start Dataset

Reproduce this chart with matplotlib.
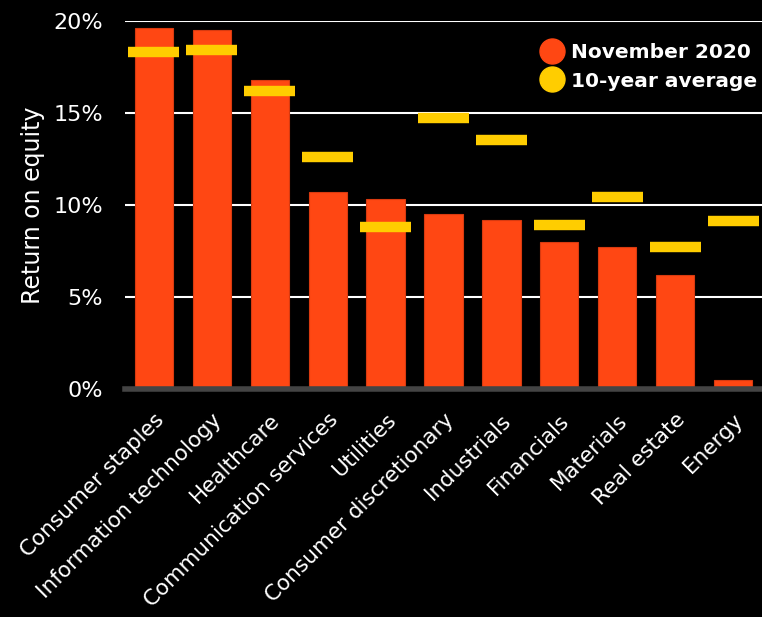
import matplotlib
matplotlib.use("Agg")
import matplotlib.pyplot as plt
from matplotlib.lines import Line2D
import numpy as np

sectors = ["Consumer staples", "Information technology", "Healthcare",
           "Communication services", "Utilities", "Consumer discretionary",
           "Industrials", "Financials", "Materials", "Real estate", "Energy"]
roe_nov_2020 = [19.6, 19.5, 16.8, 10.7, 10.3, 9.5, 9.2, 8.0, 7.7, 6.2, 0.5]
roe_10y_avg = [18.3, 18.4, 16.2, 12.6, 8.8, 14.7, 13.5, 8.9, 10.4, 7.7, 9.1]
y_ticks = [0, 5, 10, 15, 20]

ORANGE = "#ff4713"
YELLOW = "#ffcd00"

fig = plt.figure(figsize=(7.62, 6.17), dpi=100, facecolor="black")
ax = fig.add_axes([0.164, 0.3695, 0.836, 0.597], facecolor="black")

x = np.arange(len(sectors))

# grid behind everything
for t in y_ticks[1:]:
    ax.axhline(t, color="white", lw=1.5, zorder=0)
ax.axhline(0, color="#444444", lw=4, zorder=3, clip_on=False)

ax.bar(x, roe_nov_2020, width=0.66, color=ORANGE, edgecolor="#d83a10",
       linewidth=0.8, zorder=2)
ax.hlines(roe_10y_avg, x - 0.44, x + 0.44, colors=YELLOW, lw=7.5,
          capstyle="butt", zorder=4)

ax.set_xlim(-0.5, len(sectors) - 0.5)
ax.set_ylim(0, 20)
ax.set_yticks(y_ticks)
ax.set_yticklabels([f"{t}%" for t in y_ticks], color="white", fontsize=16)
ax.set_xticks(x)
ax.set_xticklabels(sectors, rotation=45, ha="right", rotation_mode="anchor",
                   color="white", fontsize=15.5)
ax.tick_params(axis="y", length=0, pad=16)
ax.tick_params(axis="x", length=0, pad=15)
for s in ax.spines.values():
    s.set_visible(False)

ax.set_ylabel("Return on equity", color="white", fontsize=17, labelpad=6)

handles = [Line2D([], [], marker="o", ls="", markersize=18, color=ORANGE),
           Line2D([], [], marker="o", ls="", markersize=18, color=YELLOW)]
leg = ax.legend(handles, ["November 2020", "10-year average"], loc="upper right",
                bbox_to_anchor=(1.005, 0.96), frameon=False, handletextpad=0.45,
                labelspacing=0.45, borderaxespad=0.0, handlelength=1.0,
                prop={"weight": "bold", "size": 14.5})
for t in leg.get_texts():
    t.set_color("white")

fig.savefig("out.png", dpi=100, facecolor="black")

end Dataset
start Dataset

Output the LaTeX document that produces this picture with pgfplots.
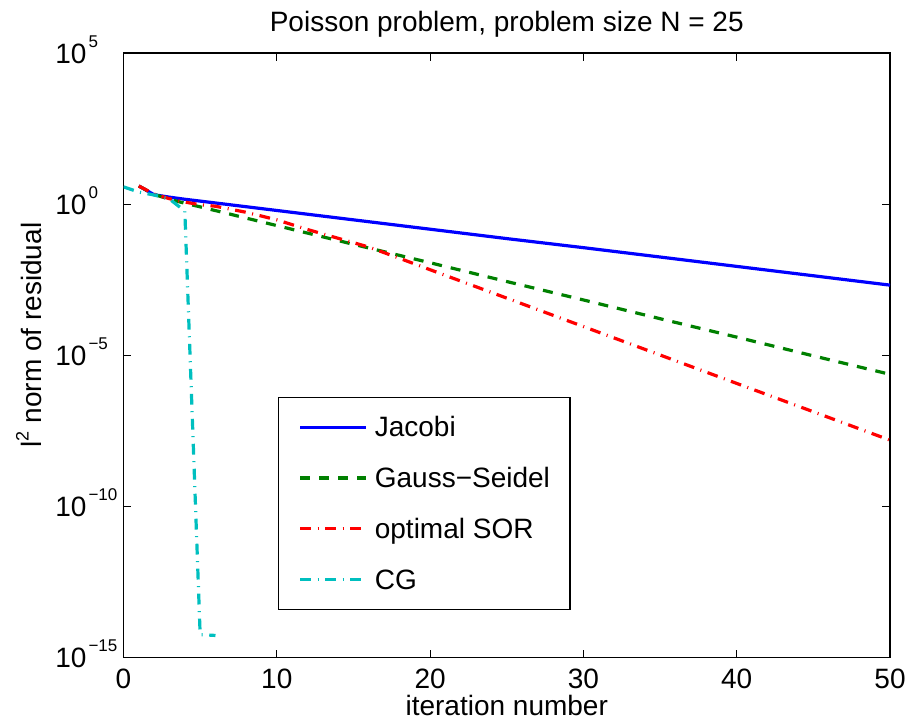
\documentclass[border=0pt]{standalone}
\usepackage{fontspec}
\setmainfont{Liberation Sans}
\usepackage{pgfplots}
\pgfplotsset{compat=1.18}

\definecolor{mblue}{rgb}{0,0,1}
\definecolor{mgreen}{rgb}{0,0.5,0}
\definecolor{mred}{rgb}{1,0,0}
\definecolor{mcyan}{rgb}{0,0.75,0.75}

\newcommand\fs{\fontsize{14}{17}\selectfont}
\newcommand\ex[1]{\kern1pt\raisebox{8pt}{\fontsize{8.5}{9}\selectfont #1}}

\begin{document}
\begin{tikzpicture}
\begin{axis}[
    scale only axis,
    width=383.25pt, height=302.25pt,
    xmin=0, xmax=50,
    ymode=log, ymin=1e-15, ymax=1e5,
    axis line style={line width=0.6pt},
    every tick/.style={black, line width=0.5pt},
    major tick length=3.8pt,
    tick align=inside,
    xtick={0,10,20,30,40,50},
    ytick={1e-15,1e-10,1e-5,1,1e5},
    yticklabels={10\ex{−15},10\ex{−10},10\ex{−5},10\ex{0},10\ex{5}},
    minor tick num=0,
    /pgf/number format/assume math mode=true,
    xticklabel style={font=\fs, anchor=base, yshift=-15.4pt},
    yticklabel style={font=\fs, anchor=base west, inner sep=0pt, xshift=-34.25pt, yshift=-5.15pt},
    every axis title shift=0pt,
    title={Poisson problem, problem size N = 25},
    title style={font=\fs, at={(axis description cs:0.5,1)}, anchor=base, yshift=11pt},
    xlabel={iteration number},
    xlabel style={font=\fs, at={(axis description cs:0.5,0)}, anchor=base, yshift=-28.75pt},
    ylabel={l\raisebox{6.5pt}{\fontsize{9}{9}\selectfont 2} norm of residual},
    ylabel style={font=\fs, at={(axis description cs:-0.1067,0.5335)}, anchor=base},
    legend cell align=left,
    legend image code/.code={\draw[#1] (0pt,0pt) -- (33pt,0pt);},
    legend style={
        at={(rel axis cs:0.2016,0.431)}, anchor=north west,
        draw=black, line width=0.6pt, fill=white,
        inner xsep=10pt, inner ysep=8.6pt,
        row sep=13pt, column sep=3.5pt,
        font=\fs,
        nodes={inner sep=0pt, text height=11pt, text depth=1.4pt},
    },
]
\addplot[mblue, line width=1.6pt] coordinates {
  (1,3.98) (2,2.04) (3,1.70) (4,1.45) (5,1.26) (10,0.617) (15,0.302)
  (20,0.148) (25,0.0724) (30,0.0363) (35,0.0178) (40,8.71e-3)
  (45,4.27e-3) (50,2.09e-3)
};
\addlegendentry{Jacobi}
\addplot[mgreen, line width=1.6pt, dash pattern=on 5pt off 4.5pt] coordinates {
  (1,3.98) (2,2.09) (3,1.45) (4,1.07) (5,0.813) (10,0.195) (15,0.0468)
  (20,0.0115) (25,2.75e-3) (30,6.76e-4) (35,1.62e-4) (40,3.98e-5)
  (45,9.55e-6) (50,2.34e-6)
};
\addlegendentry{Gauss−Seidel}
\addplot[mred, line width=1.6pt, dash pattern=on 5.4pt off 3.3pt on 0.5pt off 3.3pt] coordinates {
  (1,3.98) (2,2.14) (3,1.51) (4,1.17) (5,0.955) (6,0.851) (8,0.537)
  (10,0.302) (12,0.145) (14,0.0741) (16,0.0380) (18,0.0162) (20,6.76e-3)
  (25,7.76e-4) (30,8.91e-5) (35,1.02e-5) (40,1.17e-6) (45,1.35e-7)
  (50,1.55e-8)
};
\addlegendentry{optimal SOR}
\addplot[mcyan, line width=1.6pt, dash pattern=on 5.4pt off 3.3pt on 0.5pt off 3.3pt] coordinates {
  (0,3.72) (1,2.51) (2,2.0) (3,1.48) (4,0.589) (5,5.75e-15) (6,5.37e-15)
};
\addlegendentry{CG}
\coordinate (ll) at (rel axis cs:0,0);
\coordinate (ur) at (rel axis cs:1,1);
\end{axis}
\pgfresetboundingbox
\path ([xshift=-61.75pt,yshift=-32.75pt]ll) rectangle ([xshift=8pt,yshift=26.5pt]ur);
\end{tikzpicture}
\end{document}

end Dataset

» Your objective: Start with the line that includes "Reproduce this chart with matplotlib." and finish with the line that includes "import numpy as np": reproduce those lines exactly, nothing before or after, and omit any pictures.

» Solution:
Reproduce this chart with matplotlib.
import matplotlib
matplotlib.use("Agg")
import matplotlib.pyplot as plt
from matplotlib.lines import Line2D
import numpy as np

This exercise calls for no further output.